Che senso ha tenere incollata una persona due ore in coda fuori da Sorbillo, quando nello stesso lasso di tempo quella stessa persona potrebbe impiegarlo per visitare uno dei tanti musei della zona per poi tornare a mangiare in un’orario meno affollato? Tra l’altro, in questo modo, stimolando anche una circolazione più distribuita delle sue finanze, con un riscontro equo per l’economia di tutto il comparto.

D’altronde molte pizzerie fanno già un orario che è quasi continuato: chiudono alle 3.30 per riaprire alle 7. E si tratta spesso di una pausa fittizia, dal momento che quel lasso di tempo i pizzaioli lo dedicano all’impasto, che sia lo staglio per la sera, o la preparazione per il giorno dopo. Tanto vale tenere aperta la sala, no?

E qui casca un po’ l’asino. Perché tenere aperto il ristorante per quelle poche ore significa tenere anche operativo il personale di sala che nel frattempo se n’era andato a casa. Sto forse suggerendo che un cameriere debba lavorare ininterrottamente per dodici ore?

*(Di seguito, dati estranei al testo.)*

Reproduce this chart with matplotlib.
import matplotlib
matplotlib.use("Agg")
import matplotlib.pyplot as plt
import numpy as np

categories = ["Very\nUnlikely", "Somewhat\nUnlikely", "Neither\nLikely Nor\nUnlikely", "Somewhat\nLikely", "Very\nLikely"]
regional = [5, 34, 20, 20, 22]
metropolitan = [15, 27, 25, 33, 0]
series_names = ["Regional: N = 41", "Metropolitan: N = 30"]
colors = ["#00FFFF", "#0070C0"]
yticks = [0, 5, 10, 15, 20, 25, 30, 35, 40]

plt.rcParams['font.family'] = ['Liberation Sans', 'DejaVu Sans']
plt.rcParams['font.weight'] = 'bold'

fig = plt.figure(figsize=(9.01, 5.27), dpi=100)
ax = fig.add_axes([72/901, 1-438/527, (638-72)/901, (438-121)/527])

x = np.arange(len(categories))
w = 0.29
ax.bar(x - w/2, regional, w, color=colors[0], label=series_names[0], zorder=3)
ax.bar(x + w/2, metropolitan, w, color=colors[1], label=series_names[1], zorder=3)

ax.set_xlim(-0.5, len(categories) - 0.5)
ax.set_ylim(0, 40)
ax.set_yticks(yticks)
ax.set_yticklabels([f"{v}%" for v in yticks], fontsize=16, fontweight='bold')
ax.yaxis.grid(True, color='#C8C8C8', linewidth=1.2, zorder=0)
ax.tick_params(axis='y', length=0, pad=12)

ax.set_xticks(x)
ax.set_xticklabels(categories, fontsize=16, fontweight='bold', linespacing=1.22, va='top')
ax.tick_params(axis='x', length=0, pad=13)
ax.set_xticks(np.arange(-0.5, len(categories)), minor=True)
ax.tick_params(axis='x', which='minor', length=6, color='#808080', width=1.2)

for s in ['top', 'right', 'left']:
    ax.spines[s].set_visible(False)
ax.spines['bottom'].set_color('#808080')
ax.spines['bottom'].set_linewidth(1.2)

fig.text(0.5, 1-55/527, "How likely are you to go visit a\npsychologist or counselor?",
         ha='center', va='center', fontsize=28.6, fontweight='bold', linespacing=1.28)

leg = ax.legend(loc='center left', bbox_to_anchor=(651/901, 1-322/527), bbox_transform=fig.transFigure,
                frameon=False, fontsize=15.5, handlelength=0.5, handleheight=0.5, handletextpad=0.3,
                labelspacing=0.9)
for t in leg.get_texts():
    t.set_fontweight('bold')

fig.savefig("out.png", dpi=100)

Ma tutt’altro, anzi, esattamente il contrario!
Perché costringere un cristiano a un lavoro con degli orari che non gli permettono di potersi organizzare la giornata in maniera decente? I camerieri se ne vanno dal ristorante il primo pomeriggio per ritornare al lavoro solo poche ore dopo, spezzando la giornata in modo controproducente. Non è un caso che si tratti per lo più di studenti, che sfruttano quella pausa per mettersi sui libri senza nemmeno tornare a casa. Ma è giusto che sia così? E poi, sono davvero tutti giovani quelli che vi servono ai tavoli?

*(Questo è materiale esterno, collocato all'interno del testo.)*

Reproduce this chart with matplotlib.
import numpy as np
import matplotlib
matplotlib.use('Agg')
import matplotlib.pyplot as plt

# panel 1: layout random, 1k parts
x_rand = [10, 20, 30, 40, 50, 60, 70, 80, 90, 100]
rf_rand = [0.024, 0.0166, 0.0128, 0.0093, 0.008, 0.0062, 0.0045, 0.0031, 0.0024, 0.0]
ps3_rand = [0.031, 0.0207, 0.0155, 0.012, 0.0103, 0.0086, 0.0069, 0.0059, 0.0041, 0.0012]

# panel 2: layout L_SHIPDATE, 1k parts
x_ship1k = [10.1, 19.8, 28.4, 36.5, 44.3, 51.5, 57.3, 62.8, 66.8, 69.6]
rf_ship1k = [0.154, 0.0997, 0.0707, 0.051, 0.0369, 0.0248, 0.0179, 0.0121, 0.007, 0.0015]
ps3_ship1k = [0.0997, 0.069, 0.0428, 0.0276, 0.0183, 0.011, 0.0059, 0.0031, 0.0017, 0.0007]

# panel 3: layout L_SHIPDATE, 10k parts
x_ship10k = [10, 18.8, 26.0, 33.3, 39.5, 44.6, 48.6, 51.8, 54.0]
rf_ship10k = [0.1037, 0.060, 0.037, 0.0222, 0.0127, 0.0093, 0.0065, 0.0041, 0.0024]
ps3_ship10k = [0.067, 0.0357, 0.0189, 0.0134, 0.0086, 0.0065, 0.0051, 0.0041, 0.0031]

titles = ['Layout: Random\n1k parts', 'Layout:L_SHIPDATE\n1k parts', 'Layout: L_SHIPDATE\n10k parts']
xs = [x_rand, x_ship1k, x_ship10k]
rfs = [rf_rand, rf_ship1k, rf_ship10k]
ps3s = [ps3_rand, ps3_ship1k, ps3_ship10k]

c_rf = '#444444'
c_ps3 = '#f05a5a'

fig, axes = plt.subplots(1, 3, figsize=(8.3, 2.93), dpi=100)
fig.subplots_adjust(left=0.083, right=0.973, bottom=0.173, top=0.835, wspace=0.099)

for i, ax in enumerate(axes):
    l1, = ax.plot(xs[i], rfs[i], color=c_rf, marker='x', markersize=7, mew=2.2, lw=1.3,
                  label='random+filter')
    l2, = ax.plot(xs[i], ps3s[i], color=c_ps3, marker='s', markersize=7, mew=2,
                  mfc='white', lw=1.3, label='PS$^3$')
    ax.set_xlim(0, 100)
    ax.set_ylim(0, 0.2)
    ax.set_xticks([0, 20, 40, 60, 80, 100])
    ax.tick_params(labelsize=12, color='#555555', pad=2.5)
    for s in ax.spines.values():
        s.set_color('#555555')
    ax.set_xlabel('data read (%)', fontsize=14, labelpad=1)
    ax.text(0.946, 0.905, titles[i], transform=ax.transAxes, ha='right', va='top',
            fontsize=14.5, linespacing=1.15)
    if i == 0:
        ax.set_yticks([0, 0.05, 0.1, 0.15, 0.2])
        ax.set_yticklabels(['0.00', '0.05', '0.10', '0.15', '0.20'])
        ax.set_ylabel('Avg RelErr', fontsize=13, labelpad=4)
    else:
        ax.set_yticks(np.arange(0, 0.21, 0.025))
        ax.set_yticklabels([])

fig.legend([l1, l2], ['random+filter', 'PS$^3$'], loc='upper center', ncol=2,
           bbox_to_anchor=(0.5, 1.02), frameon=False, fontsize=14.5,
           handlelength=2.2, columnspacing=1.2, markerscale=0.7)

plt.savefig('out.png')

Non sarebbe meglio se una pizzeria che sforna un numero notevole di pizze al giorno investisse le sue entrate sull’assunzione di maggior personale – tra camerieri e pizzaioli – che possa coprire due turni continui? Questo investimento verrebbe tranquillamente ripagato dal numero di clienti che comincerebbero a sedersi anche in altri orari della giornata aumentando il fatturato del locale, oltre che la sua reputazione nei confronti della concorrenza.
Maggiori clienti, maggiori guadagni, maggiori assunzioni: un ricircolo costante dell’economia del territorio di cui beneficiano tutti. Imprenditori, clienti e lavoratori.

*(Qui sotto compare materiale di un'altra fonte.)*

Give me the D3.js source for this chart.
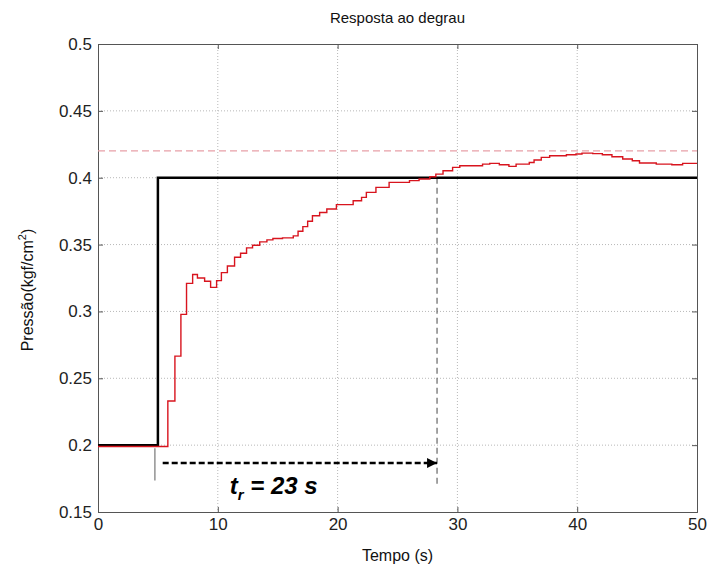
<!DOCTYPE html>
<html><head><meta charset="utf-8">
<script src="https://cdn.jsdelivr.net/npm/d3@7"></script>
<style>body{margin:0;background:#fff}text{font-family:"Liberation Sans",Arial,sans-serif}</style>
</head><body><svg id="c" width="707" height="572"></svg>
<script>
const xTicks = [0,10,20,30,40,50];
const yTicks = [0.15,0.2,0.25,0.3,0.35,0.4,0.45,0.5];
const yTickLabels = ["0.15","0.2","0.25","0.3","0.35","0.4","0.45","0.5"];
// step input (reference)
const stepTime = [0, 5, 5, 50];
const stepValue = [0.2, 0.2, 0.4, 0.4];
// measured response (staircase, step-after)
const respTime = [0,5.83,6.42,6.92,7.39,7.9,8.3,8.9,9.4,9.9,10.3,10.8,11.4,11.9,12.4,12.9,13.5,14.1,14.6,15.4,16.3,16.7,17.1,17.5,17.9,18.5,19.1,19.9,21.3,22.0,22.4,23.2,24.3,26.0,26.8,27.7,28.2,28.8,29.6,30.2,32.1,32.7,33.5,34.3,34.9,36.0,36.4,37.0,37.7,39.1,39.9,40.4,41.3,42.1,42.9,43.8,44.6,45.2,46.6,47.9,48.8,50];
const respValue = [0.199,0.233,0.2666,0.2978,0.321,0.3276,0.325,0.3226,0.318,0.323,0.329,0.334,0.3405,0.3435,0.3475,0.3495,0.352,0.3535,0.3545,0.355,0.3565,0.36,0.3634,0.3674,0.3716,0.374,0.3766,0.3799,0.3828,0.3853,0.389,0.3928,0.3965,0.3978,0.399,0.4007,0.4027,0.4052,0.4077,0.409,0.4102,0.4107,0.4097,0.4085,0.4102,0.4114,0.4132,0.4152,0.4164,0.4172,0.4177,0.4184,0.418,0.4172,0.4157,0.414,0.4127,0.411,0.4102,0.4097,0.4107,0.4107];
const bandValue = [0.42];
const riseEnd = [28.3];
const arrowT = [5.4, 28.3];
const arrowV = [0.1866];
const startMark = [4.75, 0.2, 0.1735];
const vlineV = [0.4, 0.17];
const annot = {text:"t", sub:"r", rest:" = 23 s", t:11.0, v:0.1635};

const svg = d3.select("#c");
const L=98,R=697,T=44,B=512;
const x = d3.scaleLinear().domain([0,50]).range([L,R]);
const y = d3.scaleLinear().domain([0.15,0.5]).range([B,T]);

// grid
svg.append("g").selectAll("line").data(xTicks.slice(1,-1)).join("line")
 .attr("x1",d=>x(d)).attr("x2",d=>x(d)).attr("y1",T).attr("y2",B)
 .attr("stroke","#b8b8b8").attr("stroke-dasharray","1,2").attr("stroke-width",1);
svg.append("g").selectAll("line").data(yTicks.slice(1,-1)).join("line")
 .attr("y1",d=>y(d)).attr("y2",d=>y(d)).attr("x1",L).attr("x2",R)
 .attr("stroke","#b8b8b8").attr("stroke-dasharray","1,2").attr("stroke-width",1);

// axes
const ax = d3.axisBottom(x).tickValues(xTicks).tickSize(-5).tickPadding(6).tickFormat(d3.format("d"));
svg.append("g").attr("transform",`translate(0,${B})`).call(ax);
const axT = d3.axisTop(x).tickValues(xTicks).tickSize(-5).tickFormat("");
svg.append("g").attr("transform",`translate(0,${T})`).call(axT);
const ay = d3.axisLeft(y).tickValues(yTicks).tickSize(-5).tickPadding(6).tickFormat((d,i)=>yTickLabels[i]);
svg.append("g").attr("transform",`translate(${L},0)`).call(ay);
const ayR = d3.axisRight(y).tickValues(yTicks).tickSize(-5).tickFormat("");
svg.append("g").attr("transform",`translate(${R},0)`).call(ayR);
svg.selectAll(".domain").attr("stroke","#555");
svg.selectAll(".tick line").attr("stroke","#555");
svg.selectAll(".tick text").attr("font-size",17).attr("fill","#222").attr("font-family","'Liberation Sans',Arial,sans-serif");

// pink dashed band
svg.append("line").attr("x1",x(0)).attr("x2",x(50)).attr("y1",y(bandValue[0])).attr("y2",y(bandValue[0]))
 .attr("stroke","#e8a0a8").attr("stroke-width",1.3).attr("stroke-dasharray","7,4");

// rise-time vertical dashed line
svg.append("line").attr("x1",x(riseEnd[0])).attr("x2",x(riseEnd[0])).attr("y1",y(vlineV[0])).attr("y2",y(vlineV[1]))
 .attr("stroke","#666").attr("stroke-width",1.2).attr("stroke-dasharray","6,4");

// step input
const line = d3.line().x(d=>x(d[0])).y(d=>y(d[1]));
svg.append("path").datum(stepTime.map((t,i)=>[t,stepValue[i]])).attr("d",line)
 .attr("fill","none").attr("stroke","#000").attr("stroke-width",2.5);

// response
const sline = d3.line().curve(d3.curveStepAfter).x(d=>x(d[0])).y(d=>y(d[1]));
svg.append("path").datum(respTime.map((t,i)=>[t,respValue[i]])).attr("d",sline)
 .attr("fill","none").attr("stroke","#d8141e").attr("stroke-width",1.4);

// start marker
svg.append("line").attr("x1",x(startMark[0])).attr("x2",x(startMark[0])).attr("y1",y(startMark[1])+3).attr("y2",y(startMark[2]))
 .attr("stroke","#777").attr("stroke-width",1.2);

// arrow
svg.append("defs").append("marker").attr("id","ah").attr("viewBox","0 0 10 10").attr("refX",10).attr("refY",5)
 .attr("markerWidth",5).attr("markerHeight",4).attr("markerUnits","strokeWidth").attr("orient","auto")
 .append("path").attr("d","M0,0L10,5L0,10Z").attr("fill","#000");
svg.append("line").attr("x1",x(arrowT[0])).attr("x2",x(arrowT[1])).attr("y1",y(arrowV[0])).attr("y2",y(arrowV[0]))
 .attr("stroke","#000").attr("stroke-width",2.5).attr("stroke-dasharray","6,3").attr("marker-end","url(#ah)");

// annotation
const at = svg.append("text").attr("x",x(annot.t)).attr("y",y(annot.v))
 .attr("font-size",24).attr("font-weight","bold").attr("font-style","italic").attr("fill","#000");
at.append("tspan").text(annot.text);
at.append("tspan").attr("font-size",15).attr("dy",6).text(annot.sub);
at.append("tspan").attr("dy",-6).text(annot.rest);

// titles
svg.append("text").attr("x",(L+R)/2).attr("y",23).attr("text-anchor","middle").attr("font-size",15).attr("fill","#111").text("Resposta ao degrau");
svg.append("text").attr("x",(L+R)/2).attr("y",561).attr("text-anchor","middle").attr("font-size",16).attr("fill","#111").text("Tempo (s)");
const yl = svg.append("text").attr("transform",`translate(33,${(T+B)/2+12}) rotate(-90)`).attr("text-anchor","middle").attr("font-size",16).attr("fill","#111");
yl.append("tspan").text("Pressão(kgf/cm");
yl.append("tspan").attr("font-size",11).attr("dy",-7).text("2");
yl.append("tspan").attr("dy",7).text(")");
</script></body></html>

Non solo, si potrebbe ragionare anche al contrario. Fino adesso dobbiamo per forza considerare che un discorso del genere si possa adottare in zone con un turismo altamente concentrato. Ma se fosse proprio il locale aperto tutto il giorno a generare il turismo?
Pensate all’esempio di Pepe in Grani: Franco Pepe è riuscito con la sua proposta a mettere il paesino di Caiazzo sulle rotte dei turisti, generando anche un indotto collaterale con l’apertura dei bed & breakfast e dei ristoranti attorno al vicoletto che porta alla sua struttura. La domanda però rimane: perché costringere le persone a ore di fila e non permettere loro di poter prenotare in qualsiasi momento della giornata, in modo da accomodarli tutti senza attese?

Il modello Caiazzo ha sicuramente avuto un impatto sul territorio, ma può funzionare ancora meglio: invece di attirare solo persone che soggiornano post-cena per poi molto probabilmente fare i bagagli e andarsene il mattino dopo, potrebbe invece stimolare molti più turisti a visitare le aree circostanti durante il giorno, se questi ultimi sono tranquilli che possono in qualsiasi momento fermarsi per una pizza.
In un paese come l’Italia, fucina di talenti gastronomici e dove ogni borgo ha un immenso potenziale turistico, questo modello si potrebbe replicare con regolarità e intelligenza. Ancora, va sottolineato l’enorme beneficio che un’attività del genere avrebbe a livello occupazionale e sull’economia locale.

Naturalmente questi discorsi si applicano in un mondo ideale o, per meglio dire, normale. Un mondo in cui i ristoratori sono disposti a investire nella formazione del proprio personale con contratti regolari e dalla giusta retribuzione, e una visione imprenditoriale di crescita nel lungo periodo. Non è certo un ragionamento che funzioni in quel mondo ben descritto da Anna Prandoni su L’Inkiesta, fatto di compensi a nero, turni massacranti e sfruttamento nel nome del sacrificio collettivo.
Fino a che non si abbandonerà la mentalità del tutto e subito, saranno ben poche le imprese di ristorazione che avranno le spalle così forti da potersi permettere di restare aperte tutto il giorno. E noi continueremo a scambiare una fila per popolarità, dimenticandoci che potrebbe essere invece disorganizzazione.